Wild Ruins BC – The Explorers Guide to Ancient Britain

My latest book Wild Ruins BC (Wild Things Publishing) is my most ambitious work to date. It took me three years to complete, during which time I traveled the length and breadth of Britain. It was an extraordinary adventure, taking me to distant and remote corners of the country. Rather than take the standard route, focusing on just megaliths or stone circles, the book charts ALL of human prehistory.  Beginning with the first human footprints 800,000-950,000 years ago on a Norfolk beach, it takes the reader to Paleolithic cave shelters, Mesolithic burial sites, Neolithic Axe Factories and Megaliths. It then finds some of the most spectacular Bronze Age burial mounds and windswept hill-forts.

A lot of work went into the Writing of Wild Ruins BC and although no author writes for just financial gain (they are in the wrong business if they do!) it doesn’t hurt to make a little back.   Typically an author’s receives 5-10% of books revenue from online purchases. Buying direct from an author might cost a little more but it gives them a fair share of the sale price and helps ensure more books like Wild Ruins BC are written.
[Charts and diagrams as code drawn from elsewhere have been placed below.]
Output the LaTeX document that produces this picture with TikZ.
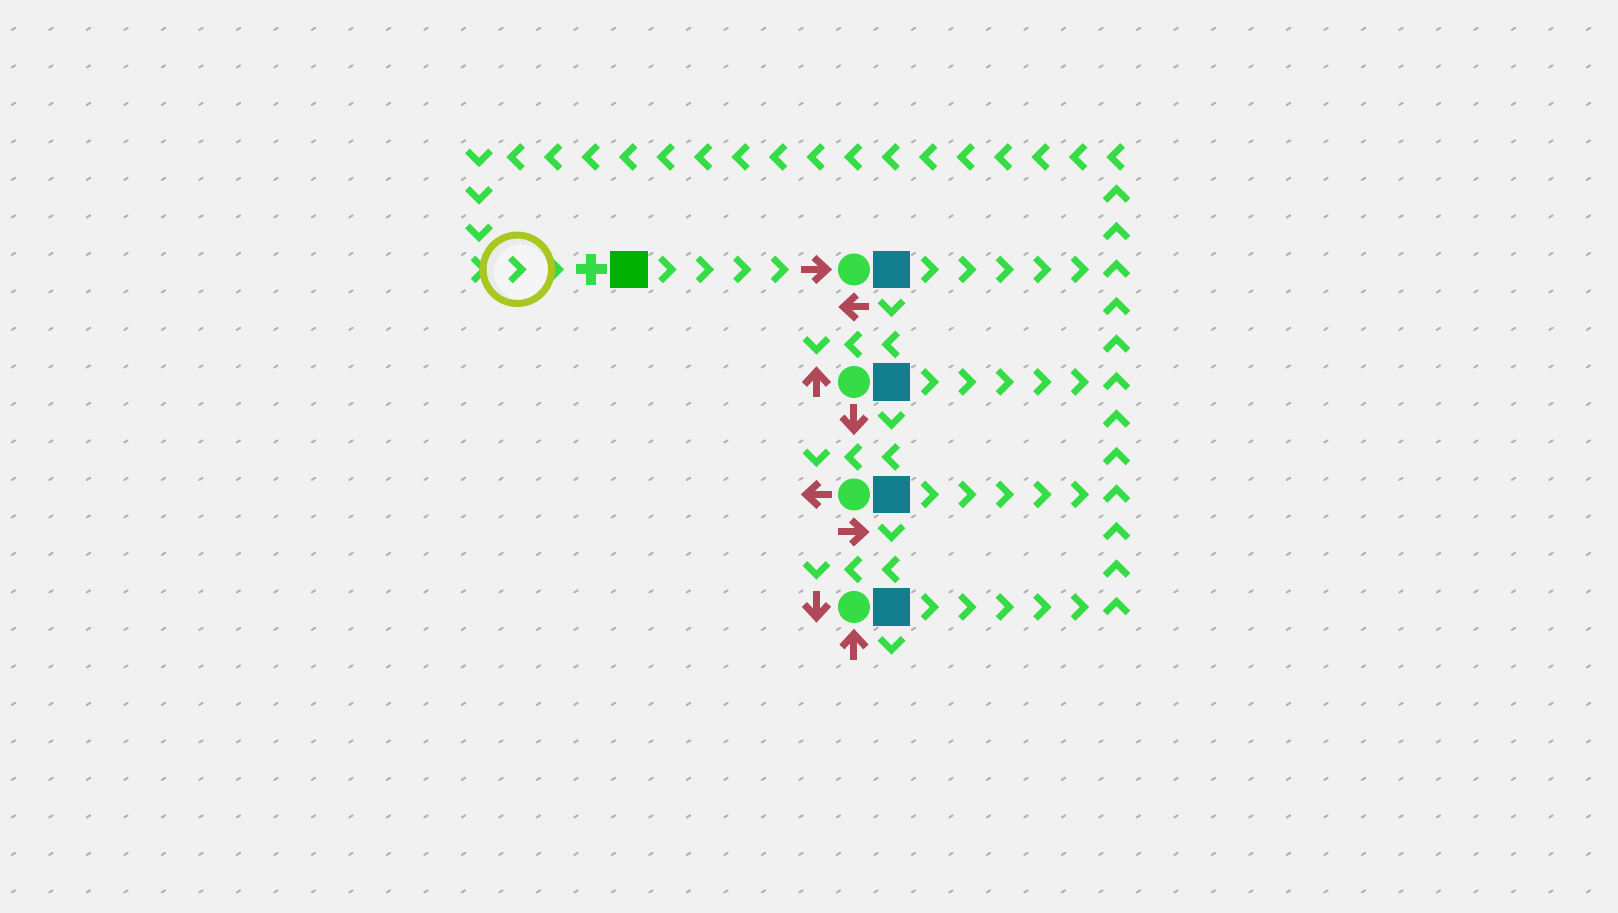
\documentclass[tikz,border=0pt]{standalone}
\usetikzlibrary{calc}
\definecolor{bgcol}{RGB}{241,241,241}
\definecolor{tickcol}{RGB}{178,178,178}
\definecolor{chevgreen}{RGB}{53,220,69}
\definecolor{redarr}{RGB}{176,72,88}
\definecolor{tealsq}{RGB}{19,127,142}
\definecolor{greensq}{RGB}{0,176,0}
\definecolor{ringcol}{RGB}{168,200,32}
\tikzset{
  chev/.style={draw=chevgreen, line width=6.5pt, line join=miter},
  rarr/.style={draw=redarr, line width=7pt, line join=miter},
  gridtick/.style={draw=tickcol, line width=2pt, line cap=round},
}
\newcommand\cx[1]{28.95+37.5*#1}
\newcommand\cy[1]{44.45+37.5*#1}
\newcommand\chevat[3]{\draw[chev, shift={({\cx{#1}},{\cy{#2}})}, rotate=#3] (-6,-11.5)--(5.5,0)--(-6,11.5);}
\newcommand\redat[3]{\begin{scope}[shift={({\cx{#1}},{\cy{#2}})}, rotate=#3]
  \draw[rarr] (-15.5,0)--(9,0);
  \draw[rarr] (-2.5,-12)--(10.5,0)--(-2.5,12);
\end{scope}}
\newcommand\ballat[2]{\fill[chevgreen] ({\cx{#1}},{\cy{#2}}) circle (16);}
\newcommand\tealat[2]{\fill[tealsq] ({10.2+37.5*#1},{25.7+37.5*#2}) rectangle ++(37.5,37.5);}
\begin{document}
\begin{tikzpicture}[x=1pt,y=-1pt]
\fill[bgcol] (0,0) rectangle (1618,913);
\useasboundingbox (0,0) rectangle (1618,913);
% grid ticks
\foreach \i in {0,...,42}{
  \foreach \j in {0,...,23}{
    \draw[gridtick] ({10.2+37.5*\i+1.5},{25.7+37.5*\j+4.3}) -- ++(3.5,-2.2);
  }
}
% top row
\chevat{12}{3}{270}
\foreach \c in {13,...,29}{\chevat{\c}{3}{180}}
\chevat{12}{4}{270}
\chevat{12}{5}{270}
% right column
\foreach \r in {4,...,15}{\chevat{29}{\r}{90}}
% row 6
\chevat{12}{6}{0}
\chevat{14}{6}{0}
\foreach \c in {17,...,20}{\chevat{\c}{6}{0}}
% plus
\fill[chevgreen] ({\cx{15}-15.3},{\cy{6}-5}) rectangle ({\cx{15}+15.3},{\cy{6}+5});
\fill[chevgreen] ({\cx{15}-5},{\cy{6}-15.3}) rectangle ({\cx{15}+5},{\cy{6}+15.3});
% green square
\fill[greensq] ({10.2+37.5*16},{25.7+37.5*6}) rectangle ++(37.5,37.5);
% branches
\foreach \r in {6,9,12,15}{
  \ballat{22}{\r}
  \tealat{23}{\r}
  \foreach \c in {24,...,28}{\chevat{\c}{\r}{0}}
}
\foreach \r in {8,11,14}{
  \chevat{21}{\r}{270}
  \chevat{22}{\r}{180}
  \chevat{23}{\r}{180}
}
\foreach \r in {7,10,13,16}{\chevat{23}{\r}{270}}
\redat{21}{6}{0}
\redat{22}{7}{180}
\redat{21}{9}{90}
\redat{22}{10}{270}
\redat{21}{12}{180}
\redat{22}{13}{0}
\redat{21}{15}{270}
\redat{22}{16}{90}
% ring
\coordinate (ringc) at (517.3,269.3);
\fill[black!8] (ringc) circle (31);
\fill[black!4] ($(ringc)+(4,3)$) circle (27.5);
\chevat{13}{6}{0}
\draw[ringcol, line width=7pt] (ringc) circle (34.2);
\end{tikzpicture}
\end{document}
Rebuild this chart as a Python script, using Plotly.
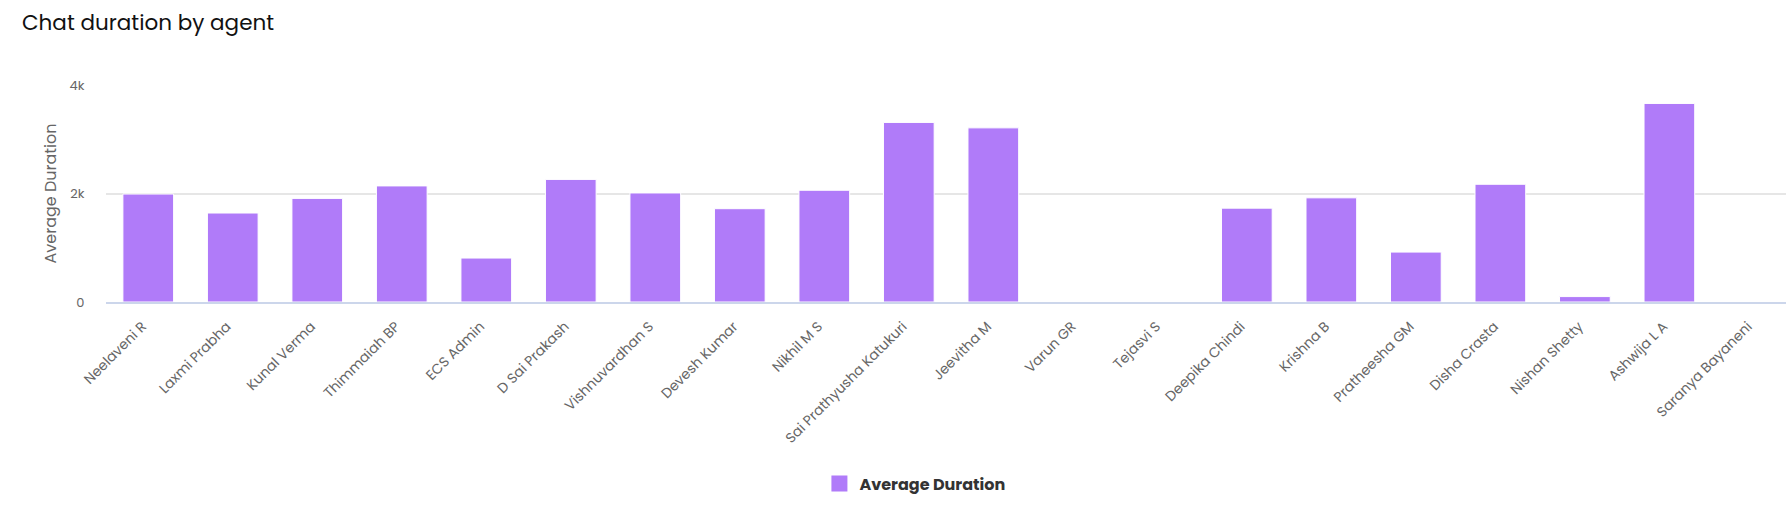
import plotly.graph_objects as go

agents = ["Neelaveni R", "Laxmi Prabha", "Kunal Verma", "Thimmaiah BP", "ECS Admin",
          "D Sai Prakash", "Vishnuvardhan S", "Devesh Kumar", "Nikhil M S",
          "Sai Prathyusha Katukuri", "Jeevitha M", "Varun GR", "Tejasvi S",
          "Deepika Chindi", "Krishna B", "Pratheesha GM", "Disha Crasta",
          "Nishan Shetty", "Ashwija L A", "Saranya Bayaneni"]
avg_duration = [1990, 1640, 1910, 2140, 810, 2260, 2010, 1720, 2060, 3310, 3210,
                0, 0, 1730, 1920, 920, 2170, 100, 3660, 0]
y_ticks = [0, 2000, 4000]
y_tick_labels = ["0", "2k", "4k"]

FONT = "Poppins, Inter, 'Open Sans', sans-serif"
BAR_COLOR = "#b07bf9"

fig = go.Figure()
fig.add_trace(go.Bar(
    x=agents, y=avg_duration, name="Average Duration",
    marker=dict(color=BAR_COLOR, line=dict(color="#ffffff", width=1)),
    width=0.6, showlegend=False,
))
# legend entry with a larger square swatch
fig.add_trace(go.Scatter(
    x=[None], y=[None], mode="markers", name="Average Duration",
    marker=dict(symbol="square", size=16, color=BAR_COLOR), showlegend=True,
))

fig.update_layout(
    width=1786, height=518,
    margin=dict(l=106, r=0, t=85, b=216, pad=0),
    paper_bgcolor="white", plot_bgcolor="white",
    font=dict(family=FONT, color="#666666"),
    title=dict(text="Chat duration by agent", x=22 / 1786, xref="container", xanchor="left",
               y=1 - 22 / 518, yref="container", yanchor="middle",
               font=dict(family=FONT, size=21.5, color="#111111")),
    showlegend=True,
    legend=dict(orientation="h", x=0.4815, xanchor="center", y=-0.837, yanchor="middle",
                itemsizing="trace",
                font=dict(family=FONT, size=16, color="#333333", weight="bold")),
    bargap=0.4,
)

fig.update_xaxes(
    type="category", range=[-0.5, 19.38], tickangle=-45,
    tickfont=dict(family=FONT, size=14, color="#666666"),
    ticklabelshift=-6,
    showline=True, linecolor="#ccd6eb", linewidth=1.5,
    ticks="outside", ticklen=9, tickcolor="rgba(0,0,0,0)",
    showgrid=False, fixedrange=True,
)
fig.update_yaxes(
    range=[0, 4000], tickvals=y_ticks, ticktext=y_tick_labels,
    tickfont=dict(family=FONT, size=13, color="#666666"),
    showgrid=True, gridcolor="#e6e6e6", gridwidth=1.5,
    zeroline=False, showline=False,
    ticks="outside", ticklen=18, tickcolor="rgba(0,0,0,0)",
    title=dict(text="Average Duration", font=dict(family=FONT, size=16, color="#666666"),
               standoff=8),
)

fig.write_html("out.html", config={"displayModeBar": False},
               post_script="document.body.style.margin='0';document.body.style.overflow='hidden';")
Photo Dave Hamilton – Stonehenge replica of megalith on rollers
The Polisher Stone – Where ancient axes were carved – Photo Dave Hamilton

From the Introduction of Wild Ruins BC :

“The creation of this book was not just an adventure of the body but also one of the mind. I had set out to understand the world of our ancestors. From the earliest footprints trodden on British shores over 800,000 years ago to the coming of the Romans in 43AD. The more I studied, the more fascinated I became with these strange, alien cultures that once shared our lands. Why did they go to so much effort to erect lonely megaliths and stone rows, and what did they use them for? Did the stone circles of Dartmoor and Bodmin have the same purpose as the recumbent stone circles of Aberdeenshire? Were the hillforts of Somerset and Dorset a meeting ground or defensive structures? Who made the engravings of cup and ring marks into the stones of Northern England and southern Scotland, and what did they signify?

The more I studied, the more I realised how little we really know for certain of these mysterious and ancient people.

Wild Ruins BC took me three years to write and has been my most ambitious work to date.